Leave out the pictures and reproduce all of the data exactly.

□ □ □ □ □ □ □

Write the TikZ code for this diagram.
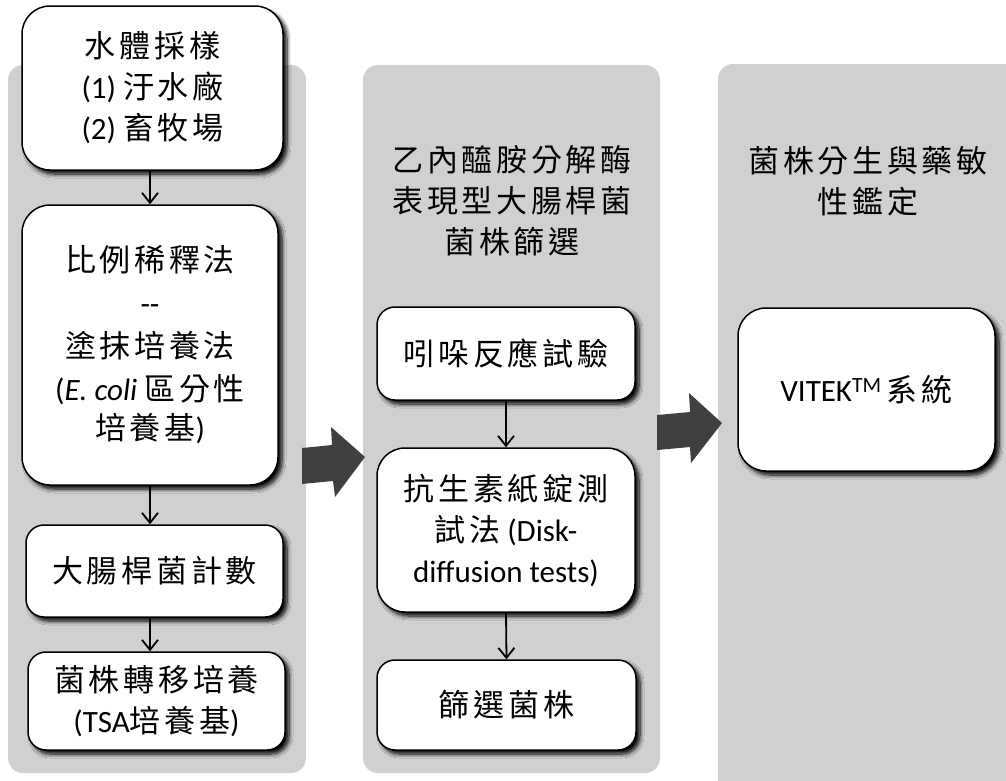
\documentclass[tikz,border=0pt]{standalone}
\usepackage{fontspec}
\setmainfont{Carlito}
\newfontfamily\cjk[LetterSpace=12]{Noto Sans CJK TC}
\usetikzlibrary{shadows.blur,arrows.meta}
\definecolor{panel}{RGB}{208,208,208}
\definecolor{barrow}{RGB}{64,64,64}
\tikzset{
  panelbox/.style={fill=panel,draw=none,rounded corners=15pt},
  stepbox/.style={draw=black,line width=1.5pt,fill=white,align=center,
    inner sep=0pt,font=\fontsize{31}{41}\selectfont,
    blur shadow={shadow xshift=4pt,shadow yshift=-4pt,shadow blur radius=4pt,shadow blur steps=8,shadow opacity=100}},
  r18/.style={rounded corners=18pt},
  r28/.style={rounded corners=28pt},
  titletext/.style={align=center,font=\fontsize{31}{41}\selectfont,inner sep=0pt},
  flow/.style={line width=1.8pt,-{Straight Barb[length=10pt,width=16pt,line width=1.8pt]}},
  bigarrow/.style={fill=barrow,draw=none}
}
\begin{document}
\begin{tikzpicture}[x=1pt,y=-1pt]
\useasboundingbox (0,0) rectangle (1006,780);
\clip (0,0) rectangle (1006,780);
% panels
\fill[panelbox] (8,65) rectangle (306,773);
\fill[panelbox] (363,65) rectangle (660,773);
\fill[panelbox] (718,64) rectangle (1040,810);
% block arrows
\fill[bigarrow] (302,448) -- (332,445) -- (331,427) -- (365,457) -- (335,497) -- (333,481) -- (302,484) -- cycle;
\fill[bigarrow] (657,415) -- (690,412) -- (689,393) -- (722,423) -- (691,463) -- (690,447) -- (657,450) -- cycle;
% column 1
\node[stepbox,r28,minimum width=261pt,minimum height=164pt] (A) at (152.5,88)
  {{\cjk 水體採樣}\\(1) {\cjk 汙水廠}\\(2) {\cjk 畜牧場}};
\node[stepbox,r28,minimum width=256pt,minimum height=280pt] (B) at (150,345)
  {{\cjk 比例稀釋法}\\[2pt]{-}{-}\\[2pt]{\cjk 塗抹培養法}\\[2pt](\textit{E. coli} {\cjk 區分性}\\[-2pt]{\cjk 培養基})};
\node[stepbox,r18,minimum width=257pt,minimum height=92pt] (C) at (154.5,571)
  {{\cjk 大腸桿菌計數}};
\node[stepbox,r18,minimum width=257pt,minimum height=98pt] (D) at (156.5,701)
  {{\cjk 菌株轉移培養}\\(TSA{\cjk 培養基})};
% column 2
\node[titletext] (T2) at (512,201) {{\cjk 乙內醯胺分解酶}\\{\cjk 表現型大腸桿菌}\\{\cjk 菌株篩選}};
\node[stepbox,r18,minimum width=258pt,minimum height=93pt] (E) at (506,353.5)
  {{\cjk 吲哚反應試驗}};
\node[stepbox,r28,minimum width=258pt,minimum height=164pt] (F) at (506,530)
  {{\cjk 抗生素紙錠測}\\{\cjk 試法} (Disk-\\diffusion tests)};
\node[stepbox,r18,minimum width=259pt,minimum height=90pt] (G) at (506.5,705)
  {{\cjk 篩選菌株}};
% column 3
\node[titletext] (T3) at (868,181) {{\cjk 菌株分生與藥敏}\\{\cjk 性鑑定}};
\node[stepbox,r28,minimum width=257pt,minimum height=163pt] (H) at (866.5,389.5)
  {VITEK\textsuperscript{TM}\,{\cjk 系統}};
% connectors
\draw[flow] (B.north |- A.south) -- (B.north);
\draw[flow] (B.south) -- (B.south |- C.north);
\draw[flow] (B.south |- C.south) -- (B.south |- D.north);
\draw[flow] (E.south) -- (F.north);
\draw[flow] (F.south) -- (G.north);
\end{tikzpicture}
\end{document}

□ □ □ □ □ □ □

> Answer to this task:
Write the TikZ code for this diagram.
\documentclass[tikz,border=0pt]{standalone}
\usepackage{fontspec}
\setmainfont{Carlito}
\newfontfamily\cjk[LetterSpace=12]{Noto Sans CJK TC}
\usetikzlibrary{shadows.blur,arrows.meta}
\definecolor{panel}{RGB}{208,208,208}
\definecolor{barrow}{RGB}{64,64,64}
\tikzset{
  panelbox/.style={fill=panel,draw=none,rounded corners=15pt},
  stepbox/.style={draw=black,line width=1.5pt,fill=white,align=center,
    inner sep=0pt,font=\fontsize{31}{41}\selectfont,
    blur shadow={shadow xshift=4pt,shadow yshift=-4pt,shadow blur radius=4pt,shadow blur steps=8,shadow opacity=100}},
  r18/.style={rounded corners=18pt},
  r28/.style={rounded corners=28pt},
  titletext/.style={align=center,font=\fontsize{31}{41}\selectfont,inner sep=0pt},
  flow/.style={line width=1.8pt,-{Straight Barb[length=10pt,width=16pt,line width=1.8pt]}},
  bigarrow/.style={fill=barrow,draw=none}
}
\begin{document}
\begin{tikzpicture}[x=1pt,y=-1pt]
\useasboundingbox (0,0) rectangle (1006,780);
\clip (0,0) rectangle (1006,780);
% panels
\fill[panelbox] (8,65) rectangle (306,773);
\fill[panelbox] (363,65) rectangle (660,773);
\fill[panelbox] (718,64) rectangle (1040,810);
% block arrows
\fill[bigarrow] (302,448) -- (332,445) -- (331,427) -- (365,457) -- (335,497) -- (333,481) -- (302,484) -- cycle;
\fill[bigarrow] (657,415) -- (690,412) -- (689,393) -- (722,423) -- (691,463) -- (690,447) -- (657,450) -- cycle;
% column 1
\node[stepbox,r28,minimum width=261pt,minimum height=164pt] (A) at (152.5,88)
  {{\cjk 水體採樣}\\(1) {\cjk 汙水廠}\\(2) {\cjk 畜牧場}};
\node[stepbox,r28,minimum width=256pt,minimum height=280pt] (B) at (150,345)
  {{\cjk 比例稀釋法}\\[2pt]{-}{-}\\[2pt]{\cjk 塗抹培養法}\\[2pt](\textit{E. coli} {\cjk 區分性}\\[-2pt]{\cjk 培養基})};
\node[stepbox,r18,minimum width=257pt,minimum height=92pt] (C) at (154.5,571)
  {{\cjk 大腸桿菌計數}};
\node[stepbox,r18,minimum width=257pt,minimum height=98pt] (D) at (156.5,701)
  {{\cjk 菌株轉移培養}\\(TSA{\cjk 培養基})};
% column 2
\node[titletext] (T2) at (512,201) {{\cjk 乙內醯胺分解酶}\\{\cjk 表現型大腸桿菌}\\{\cjk 菌株篩選}};
\node[stepbox,r18,minimum width=258pt,minimum height=93pt] (E) at (506,353.5)
  {{\cjk 吲哚反應試驗}};
\node[stepbox,r28,minimum width=258pt,minimum height=164pt] (F) at (506,530)
  {{\cjk 抗生素紙錠測}\\{\cjk 試法} (Disk-\\diffusion tests)};
\node[stepbox,r18,minimum width=259pt,minimum height=90pt] (G) at (506.5,705)
  {{\cjk 篩選菌株}};
% column 3
\node[titletext] (T3) at (868,181) {{\cjk 菌株分生與藥敏}\\{\cjk 性鑑定}};
\node[stepbox,r28,minimum width=257pt,minimum height=163pt] (H) at (866.5,389.5)
  {VITEK\textsuperscript{TM}\,{\cjk 系統}};
% connectors
\draw[flow] (B.north |- A.south) -- (B.north);
\draw[flow] (B.south) -- (B.south |- C.north);
\draw[flow] (B.south |- C.south) -- (B.south |- D.north);
\draw[flow] (E.south) -- (F.north);
\draw[flow] (F.south) -- (G.north);
\end{tikzpicture}
\end{document}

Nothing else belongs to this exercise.